Hide your books, hide your imagination
Spent last weekend watching Beckham and thinking about the ongoing encroachment of celebrity propaganda on documentary as a form. I insist on its vitality though! One that’s stayed with me for a long time is The Great Book Robbery, which I saw at the Toronto Palestine Film Festival in 2012. The doc tells about the looting of books from private homes during the 1948 Nakba, as hundreds of thousands of Palestinians were displaced to fortify the formation of the state of Israel. Books were among many precious items left behind as people fled, and they were retrieved by state agents to be locked away in the Israel National Library. This story of stolen property reveals how a calculated erasure of history, identity, and culture was enforced to establish the founding national myth of Israel. Colonialism involves the taking of land and resources, and it’s also a conquest of the imagination.
If you’re interested in a deeper look at the scaffolding of this conflict, the full documentary is on YouTube and I’ve embedded it below. I’d also recommend looking for local screenings of Joumana Manna’s tender and funny 2022 documentary Foragers, which is about how Israeli ecological policies criminalize Palestinians who forage for wild plants in their homelands.
These encroachments aren’t typically evil guy in a trenchcoat-style manouevres. They’re carried out and justified in mundane ways: as processes of bureaucracy, stewardship, and administration. While reading a reprint of Mini Aodla Freeman’s 1978 book Life Among The Qallunat, a clear-eyed testimonial of Inuit life and contact with agents of Northern and Indian Affairs, I learned that the Canadian government “unofficially bought up whole print runs of Inuit books and put them in their basements.”
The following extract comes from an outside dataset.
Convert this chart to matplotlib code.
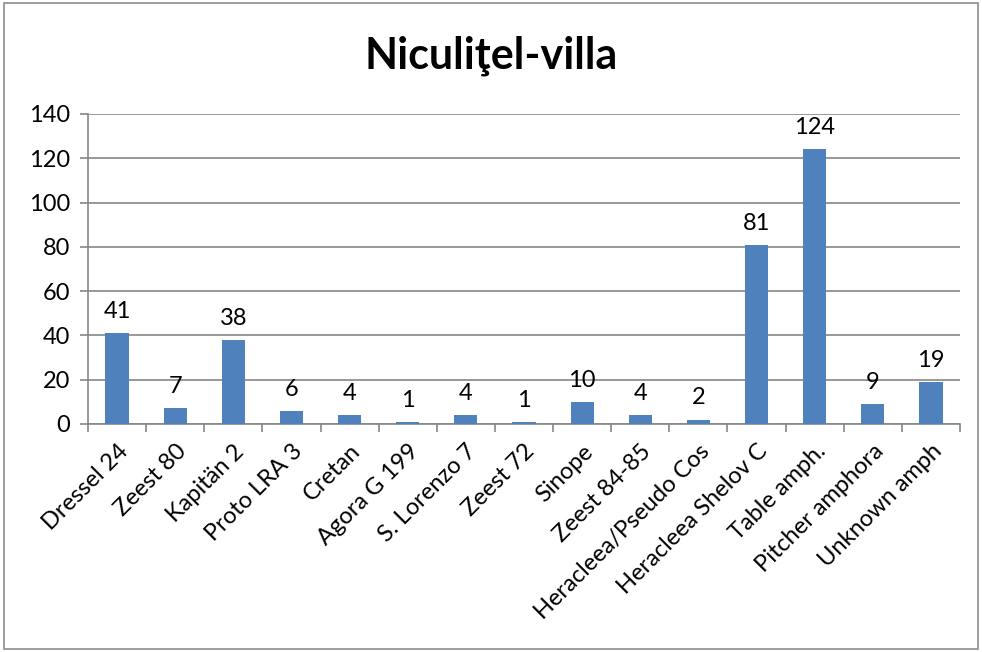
import matplotlib.pyplot as plt
from matplotlib.patches import Rectangle

plt.rcParams['font.family'] = ['Lato', 'DejaVu Sans']

categories = ['Dressel 24', 'Zeest 80', 'Kapitän 2', 'Proto LRA 3', 'Cretan',
              'Agora G 199', 'S. Lorenzo 7', 'Zeest 72', 'Sinope', 'Zeest 84-85',
              'Heracleea/Pseudo Cos', 'Heracleea Shelov C', 'Table amph.',
              'Pitcher amphora', 'Unknown amph']
counts = [41, 7, 38, 6, 4, 1, 4, 1, 10, 4, 2, 81, 124, 9, 19]
yticks = [0, 20, 40, 60, 80, 100, 120, 140]

fig = plt.figure(figsize=(9.82, 6.52), dpi=100)
fig.patches.append(Rectangle((0.004, 0.004), 0.992, 0.992, transform=fig.transFigure,
                             fill=False, edgecolor='#8c8c8c', linewidth=1.2))
ax = fig.add_axes([0.0896, 0.3497, 0.888, 0.4755])

x = list(range(len(categories)))
ax.bar(x, counts, width=0.4, color='#4F81BD', zorder=3)
for xi, v in zip(x, counts):
    ax.annotate(str(v), (xi, v), xytext=(0, 8), textcoords='offset points',
                ha='center', va='bottom', fontsize=17)

ax.set_xlim(-0.5, len(categories) - 0.5)
ax.set_ylim(0, 140)
ax.set_yticks(yticks)
ax.tick_params(axis='y', labelsize=17, length=6, color='#868686', width=1.2, pad=7)
ax.yaxis.grid(True, color='#868686', linewidth=1.2, zorder=0)

ax.set_xticks([i - 0.5 for i in range(len(categories) + 1)])
ax.set_xticklabels([])
ax.set_xticks(x, minor=True)
ax.set_xticklabels(categories, minor=True, rotation=45, ha='right',
                   rotation_mode='anchor', fontsize=17)
ax.tick_params(axis='x', which='major', length=6, color='#868686', width=1.2)
ax.tick_params(axis='x', which='minor', length=0, pad=12)

for s in ['top', 'right']:
    ax.spines[s].set_visible(False)
for s in ['left', 'bottom']:
    ax.spines[s].set_color('#868686')
    ax.spines[s].set_linewidth(1.2)

fig.text(0.5, 0.915, 'Niculiţel-villa', ha='center', va='center',
         fontsize=31, fontweight='bold')

fig.savefig('out.png', dpi=100)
Knowledge, imagination, and cultural agency threaten the state. In 1971, the black radical George Jackson wrote from jail that, “Power responds to all threats. The response is repression. If the threat is a small one, the fascist tactic is to laugh it off, ignore it, isolate it with its defense mechanism —media.” And when they can’t win the propaganda war??? “The greater the threat the greater the corresponding violence from power.”